Across cityscapes that are increasingly overwhelmed by advertising and product “branding” (think central places like Times Square, Dundas Square, Trafalgar Square, Shibuya), public transit brands are often overlooked as they zoom past windshields and pedestrians, but in the past few years such brands have become a favorite topic of debate for designers, architects, transportation planners, urban managers and civic leaders. Transit branding is a highly specialized sub-sector of the broader trend of place branding in which municipalities (usually medium to large sized cities) employ corporate-style branding methods to highlight desirable or unique traits in efforts to attract new residents, recruit new businesses, capitalize on natural resources, and increase revenue from tourism. The efficacy of place branding is debatable, particularly whether the expenditure of public money matches the return on investment; moreover few objective or reliable metrics exist to validate claims made by proponents of place branding.

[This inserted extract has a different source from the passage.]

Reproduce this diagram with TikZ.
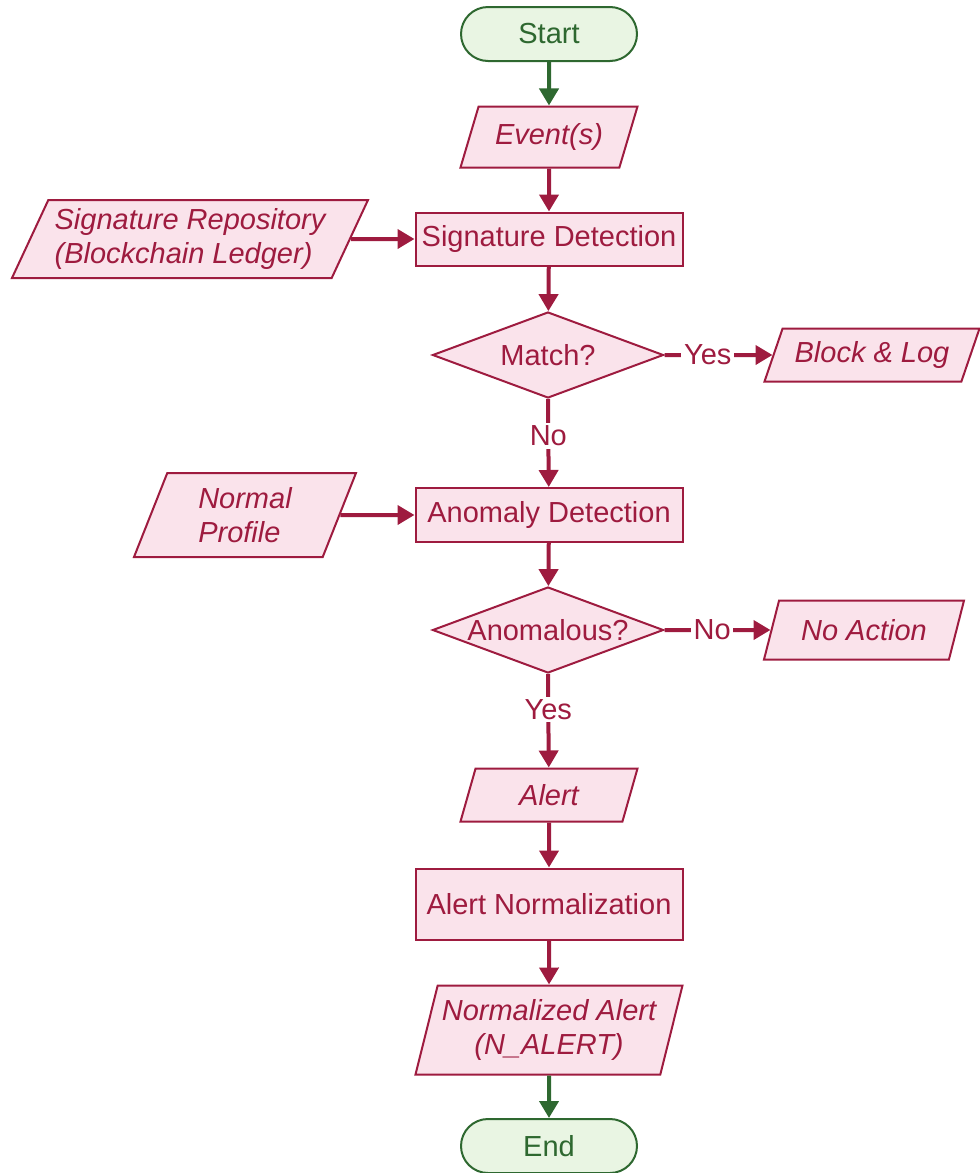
\documentclass[tikz,border=0pt]{standalone}
\usepackage{xcolor}
\usepackage{fontspec}
\setmainfont{Liberation Sans}
\usetikzlibrary{shapes.geometric, arrows.meta, positioning}
\definecolor{flowRed}{RGB}{158, 27, 63}
\definecolor{flowPink}{RGB}{250, 227, 235}
\definecolor{flowGreen}{RGB}{46, 104, 48}
\definecolor{flowMint}{RGB}{233, 245, 227}

\tikzset{
    base/.style={font=\fontsize{16.5}{19.5}\selectfont, align=center, line width=0.04cm, inner sep=2pt},
    terminal/.style={base, draw=flowGreen, fill=flowMint, text=flowGreen,
        rounded corners=0.54cm, minimum width=3.52cm, minimum height=1.08cm},
    process/.style={base, rectangle, draw=flowRed, fill=flowPink, text=flowRed,
        minimum width=5.34cm, minimum height=1.06cm},
    data/.style={base, trapezium, trapezium left angle=62, trapezium right angle=118,
        trapezium stretches body, draw=flowRed, fill=flowPink, text=flowRed, font=\fontsize{16.5}{19.5}\selectfont\itshape},
    decision/.style={base, diamond, aspect=2.7, draw=flowRed, fill=flowPink, text=flowRed,
        minimum width=4.62cm, minimum height=1.72cm, inner sep=0pt},
    flow/.style={line width=0.08cm, draw=flowRed, -{Triangle[width=0.38cm, length=0.34cm]}},
    greenflow/.style={flow, draw=flowGreen},
    edgelabel/.style={fill=white, text=flowRed, font=\fontsize{16.5}{19.5}\selectfont, inner sep=1.5pt}
}

\begin{document}
\begin{tikzpicture}
    \useasboundingbox (0,0) rectangle (19.6,-23.46);

    % Main column
    \node[terminal] (start) at (10.98,-0.68) {Start};
    \node[data, minimum width=3.54cm, minimum height=1.22cm] (events) at (10.98,-2.74) {Event(s)};
    \node[process] (sigdet) at (10.98,-4.78) {Signature Detection};
    \node[decision] (match) at (10.96,-7.1) {Match?};
    \node[process, minimum height=1.08cm] (anomdet) at (10.98,-10.3) {Anomaly Detection};
    \node[decision] (anomq) at (10.96,-12.6) {Anomalous?};
    \node[data, minimum width=3.54cm, minimum height=1.06cm] (alert) at (10.98,-15.9) {Alert};
    \node[process, minimum height=1.42cm] (alertnorm) at (10.98,-18.08) {Alert Normalization};
    \node[data, trapezium left angle=72, trapezium right angle=108,
        minimum width=5.34cm, minimum height=1.78cm] (nalert) at (10.98,-20.6) {Normalized Alert\\(N\_ALERT)};
    \node[terminal] (end) at (10.98,-22.92) {End};

    % Side inputs and outcomes
    \node[data, align=left, minimum width=7.12cm, minimum height=1.56cm] (sigrepo) at (3.8,-4.78) {Signature Repository\\(Blockchain Ledger)};
    \node[data, align=left, minimum width=4.44cm, minimum height=1.68cm] (normal) at (4.9,-10.3) {Normal\\Profile};
    \node[data, minimum width=4.3cm, minimum height=1.06cm] (block) at (17.44,-7.1) {Block \& Log};
    \node[data, minimum width=4.0cm, minimum height=1.18cm] (noact) at (17.28,-12.6) {No Action};

    % Connectors
    \draw[greenflow] (start) -- (events);
    \draw[flow] (events) -- (sigdet);
    \draw[flow] (sigrepo) -- (sigdet);
    \draw[flow] (sigdet) -- (match);
    \draw[flow] (match.east) -- node[edgelabel, pos=0.4] {Yes} (block);
    \draw[flow] (match.south) -- node[edgelabel, pos=0.42] {No} (anomdet);
    \draw[flow] (normal) -- (anomdet);
    \draw[flow] (anomdet) -- (anomq);
    \draw[flow] (anomq.east) -- node[edgelabel, pos=0.45] {No} (noact);
    \draw[flow] (anomq.south) -- node[edgelabel, pos=0.38] {Yes} (alert);
    \draw[flow] (alert) -- (alertnorm);
    \draw[flow] (alertnorm) -- (nalert);
    \draw[greenflow] (nalert) -- (end);

\end{tikzpicture}
\end{document}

The efficacy and return on investment for public transit brands are, in comparison, relatively straightforward to infer by using a number of widely accepted criteria.

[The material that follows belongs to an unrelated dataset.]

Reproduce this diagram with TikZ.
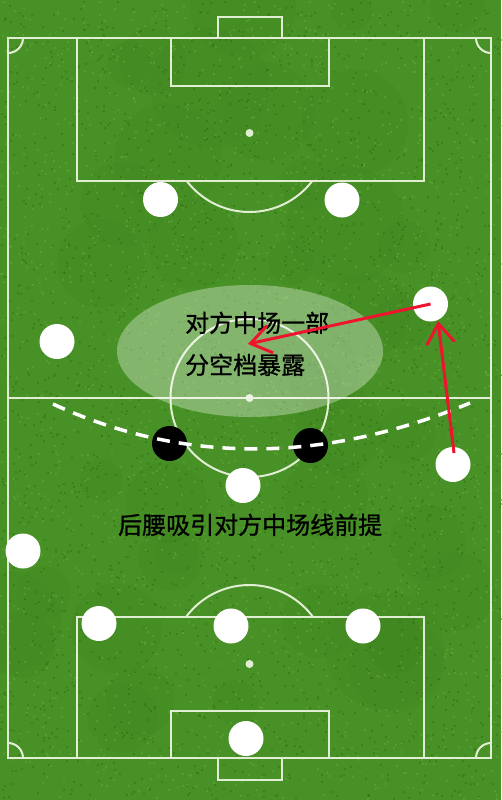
\documentclass[tikz,border=0pt]{standalone}
\usepackage{fontspec}
\newfontfamily\cjk[FakeBold=1]{Noto Sans CJK SC}
\usetikzlibrary{arrows.meta}
\definecolor{grass}{RGB}{72,145,38}
\definecolor{grassdark}{RGB}{45,110,20}
\definecolor{grasslight}{RGB}{110,175,60}
\definecolor{arrowred}{RGB}{238,20,45}
\definecolor{linecol}{RGB}{226,238,212}
\begin{document}
\begin{tikzpicture}[x=1pt,y=-1pt,
  fieldline/.style={draw=linecol,line width=2pt},
  spot/.style={fill=linecol},
  player/.style={circle,fill=white,minimum size=35pt,inner sep=0pt},
  opp/.style={circle,fill=black,minimum size=35pt,inner sep=0pt},
  redarrow/.style={draw=arrowred,line width=3pt,-{Straight Barb[length=20pt,width=28pt]}},
  txt/.style={font=\cjk\fontsize{24}{28}\selectfont,text=black,inner sep=0pt,anchor=base west},
  dashcurve/.style={draw=white,line width=3.5pt,dash pattern=on 13pt off 9pt}]
\useasboundingbox (0,0) rectangle (501,800);
% grass
\fill[grass] (0,0) rectangle (501,800);
\pgfmathsetseed{11}
\foreach \i in {1,...,40}{
  \fill[grassdark,opacity=0.08] ({rnd*501},{rnd*800}) circle[radius={20+rnd*40}];
}
\foreach \i in {1,...,2500}{
  \fill[grassdark,opacity=0.45] ({rnd*501},{rnd*800}) rectangle ++(2,2);
}
\foreach \i in {1,...,2000}{
  \fill[grasslight,opacity=0.4] ({rnd*501},{rnd*800}) rectangle ++(2,2);
}
% field lines
\draw[fieldline] (8,38) rectangle (491,758);
\draw[fieldline] (8,398) -- (491,398);
\draw[fieldline] (249.5,398) circle[radius=79];
\draw[fieldline] (77,38) rectangle (424,181);
\draw[fieldline] (171,38) rectangle (329,86);
\draw[fieldline] (218,17) rectangle (282,38);
\draw[fieldline] (77,617) rectangle (424,758);
\draw[fieldline] (171,711) rectangle (329,758);
\draw[fieldline] (218,758) rectangle (282,780);
\fill[spot] (249.5,133) circle[radius=4];
\fill[spot] (249.5,398) circle[radius=4];
\fill[spot] (249.5,664) circle[radius=4];
\begin{scope}
  \clip (0,181) rectangle (501,300);
  \draw[fieldline] (249.5,133) circle[radius=79];
\end{scope}
\begin{scope}
  \clip (0,500) rectangle (501,617);
  \draw[fieldline] (249.5,664) circle[radius=79];
\end{scope}
\begin{scope}
  \clip (8,38) rectangle (491,758);
  \draw[fieldline] (8,38) circle[radius=15];
  \draw[fieldline] (491,38) circle[radius=15];
  \draw[fieldline] (8,758) circle[radius=15];
  \draw[fieldline] (491,758) circle[radius=15];
\end{scope}
% highlighted zone
\fill[white,opacity=0.33] (250,351) ellipse[x radius=133,y radius=66];
% players
\node[player] (w1) at (160.5,199.5) {};
\node[player] (w2) at (342,200) {};
\node[player] (w3) at (430.5,304) {};
\node[player] (w4) at (57,341.5) {};
\node[player] (w5) at (453,464.5) {};
\node[player] (w6) at (243,485.5) {};
\node[player] (w7) at (23,551) {};
\node[player] (w8) at (99,623.5) {};
\node[player] (w9) at (231,626) {};
\node[player] (w10) at (363,626) {};
\node[player] (w11) at (246,738.5) {};
\node[opp] (b1) at (169.5,443.5) {};
\node[opp] (b2) at (310.5,445.5) {};
% dashed line
\coordinate (d1) at (53,404);
\coordinate (d2) at (470,403);
\draw[dashcurve] (d1) .. controls (183,464) and (322,464) .. (d2);
% texts
\node[txt] (t1) at (185,332) {对方中场一部};
\node[txt] (t2) at (185,374) {分空档暴露};
\node[txt] (t3) at (118,534) {后腰吸引对方中场线前提};
% arrows
\coordinate (tip1) at (248,344);
\coordinate (s2) at (454,453);
\coordinate (tip2) at (438,321);
\draw[redarrow] (w3.center) -- (tip1);
\draw[redarrow] (s2) -- (tip2);
\end{tikzpicture}
\end{document}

The branding successes of multi-million dollar international corporations (such as Apple, Coke, Nike) has led to an ultra-allegiant, nearly cult-like, brand-centered fundamentalism among consumers. This allegiance is at the root of what market researchers commonly refer to as “brand equity.” The power of a well-cultivated brand has not gone unnoticed by government officials and has heavily influenced the manner by which place brands have taken shape. However, there is one critical difference between corporate-type brands and place brands: building brand equity requires a sustained investment, as well as constant attention and grooming. Often cash-strapped municipal governments do not have surplus budget to invest in the development or maintenance required to sustain a place brand. However, perhaps the investment in branding a city need not be as significant as with corporate counterparts. In the contemporary guerilla-branding climate, the branding potential of existing transit networks is often squandered. Because transit networks are integral to the urban fabric, they are often overlooked as a potential canvas for branding a cityscape. Compared to corporate brands, transit brands are far less taxing on the public purse, are typically less aesthetically-oriented, and are not as aggressively marketed. However, transit brands are potent. Examples include the vehicles, stations, signage, and maps of the Boston “T”, the Chicago “El”, Toronto streetcars, San Francisco cablecars, Paris Metro, Santiago yellow buses, New York Subway, Portland streetcar, the Seattle Monorail, and London Roadmaster (double-decker) buses. These transit brands are significantly more identifiable and readily recognizable in person, in advertisements, on television and in film than city-based place branding efforts that range in sophistication, from relatively simple (Miami-Dade, Detroit NeXT) to pragmatic (Cathedral City, Calif.) to more complex and broad-reaching (LondonOne), to abject failures (Anchorage Big Wild Life). In comparison, transit brands deliver a much greater saturation for the investment, or in colloquial terms: they pack a significant “bang for the buck.”
Outside major urban centers, particularly in North America, the overall image of bus transit is pretty sore. Plagued by operating inefficiencies, financial woes, old equipment, and infrequent service, public transit has been a distant (and often desperate) last choice for travel for many.
However, as gas prices continue to rise, and as consumer awareness of the deleterious effects of a car-dependent culture continues to broaden, public transit is receiving renewed attention as an environmentally sound way to move people — not cars — around cities and promote personal health by increasing physical activity.